In the wake of the Court of Appeal’s decision in AAA v Unilever last month, we examine how evolving jurisprudence on parent company liability might impact on the way companies develop group policies on issues such as sustainability, the environment and human rights.
Last month, the Court of Appeal handed down its judgment in AAA & Others v Unilever plc and Unilever Tea Kenya Limited  EWCA Civ 1532. The case is the latest in a series of recent Court of Appeal judgments on jurisdiction in cross-border claims (following Lungowe v Vedanta Resources plc  EWCA Civ 1528 and Okpabi v Royal Dutch Shell plc  EWCA Civ 191) which consider whether it is arguable that a UK parent company can be held liable for the human rights impacts of its foreign subsidiaries.
These decisions represent potentially very important developments in parent company liability in English tort law, which are considered in depth in Freshfields’ Risk and compliance blog here. In this post, however, we consider the judgments from another angle: the implications for multinational group policies and procedures on human rights, sustainability and the environment.
What is the relationship between corporate human rights/sustainability policies and liability in tort?
In English tort law, liability only arises where the defendant has breached a “duty of care” owed to the claimant. The damage suffered must have been foreseeable; there must have been sufficient proximity between the parties, and it must be fair, just and reasonable to impose liability in all the circumstances.
The application of this test is invariably a fact-sensitive enquiry, and in all of Unilever, Okpabi and Vedanta the way in which the defendant companies’ groups were structured – and their group policies implemented – weighed heavily in the balance of the courts’ assessment of whether it was arguable that the claimants were owed a duty of care by the UK parent company:
- In Lungowe v Vedanta, the Court of Appeal found that it was arguable such a duty of care existed. The case concerned pollution arising from Zambian mines owned and operated by one of Vedanta’s subsidiaries. Drawing on Vedanta’s sustainability reports (which stressed the parent company’s oversight over pollution control within its subsidiaries), the group-wide training rolled out by the parent company and its operational management influence, the Court found that it was arguable that a duty of care was owed by the UK parent.

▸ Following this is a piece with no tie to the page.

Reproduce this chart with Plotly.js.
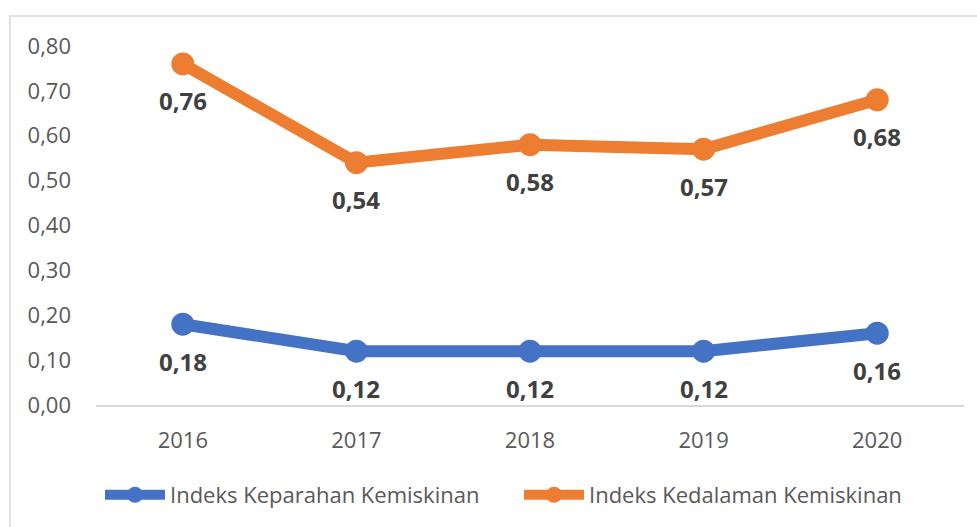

- CSR policies were again under the microscope in Okpabi v Shell, although the Court came to a different conclusion on the duty of care issue. The claimants alleged that Shell’s Nigerian subsidiary had failed to implement adequate safeguards to protect those living in the vicinity from environmental damage. They pointed to an extensive array of Shell group documents, including annual reports, sustainability reports, CSR and health and safety policies, arguing that as these were implemented by the parent across the Shell group, they were sufficient to found a duty of care against that parent. However, the majority of the Court of Appeal (Sales LJ dissenting) found that the issuing of these mandatory group risk policies and standards did not in itself indicate the requisite level of control required to give rise to a duty of care, and the claimants’ case failed.
- In AAA v Unilever, the Court of Appeal took a similar line to Okpabi v Shell. The claim was brought by a group of 218 individuals – employees and residents on a tea plantation operated by the defendant’s Kenyan subsidiary – claiming damages for inter-tribal violence arising in the wake of the 2007 Kenyan presidential election. The Court took a close look at the Unilever group’s structure, statutory accounts and risk management policies, but as the Kenyan subsidiary had its own independent management structure and had promulgated its own policies for emergency situations, the Court found that the parent owed no duty of care to those affected by the violence.
It is difficult to identify any clear statements of principle from these three fundamentally divergent decisions. Claimants seem to fare better in establishing an arguable duty of care where group policies and their implementation by parent company management demonstrate a degree of specific, direct influence over the subsidiary (as in Vedanta); but struggle where their case is predicated primarily on extracts from generic group documents which failed to disclose such influence (Shell and Unilever).
What is apparent, however, is just how closely the English courts are now willing to examine corporate group documents – including sustainability reports, health and safety policies and human rights policies – to determine whether a duty of care might exist.
What are the implications for how companies develop relevant policies?
The law is still in a state of flux. We may not have a clear picture of the extent to which these kinds of group policies can ground a duty of care until the UK Supreme Court has ruled on further appeals of these cases.
However, in a world where courts are willing to pore over detail of a company policy and examine precisely how it has been implemented across a corporate group – and potentially attach significant liability on the basis of such analysis – it is clearly vitally important that those policies are up to scratch. Indeed, it must also be borne in mind that the rulings of the Court of Appeal noted in this post were on a preliminary issue (whether the English courts have jurisdiction to hear the claims); at full trial, one would expect an even closer examination of such policies.
Heightened scrutiny does not mean the relevant policies need be any less aspirational in terms of the admirable goals that they set out to achieve. But it does mean that they should be developed and implemented with the same consistency and degree of commercial and legal rigour that is befitting documents from which a court might consider potentially significant legal liability to arise.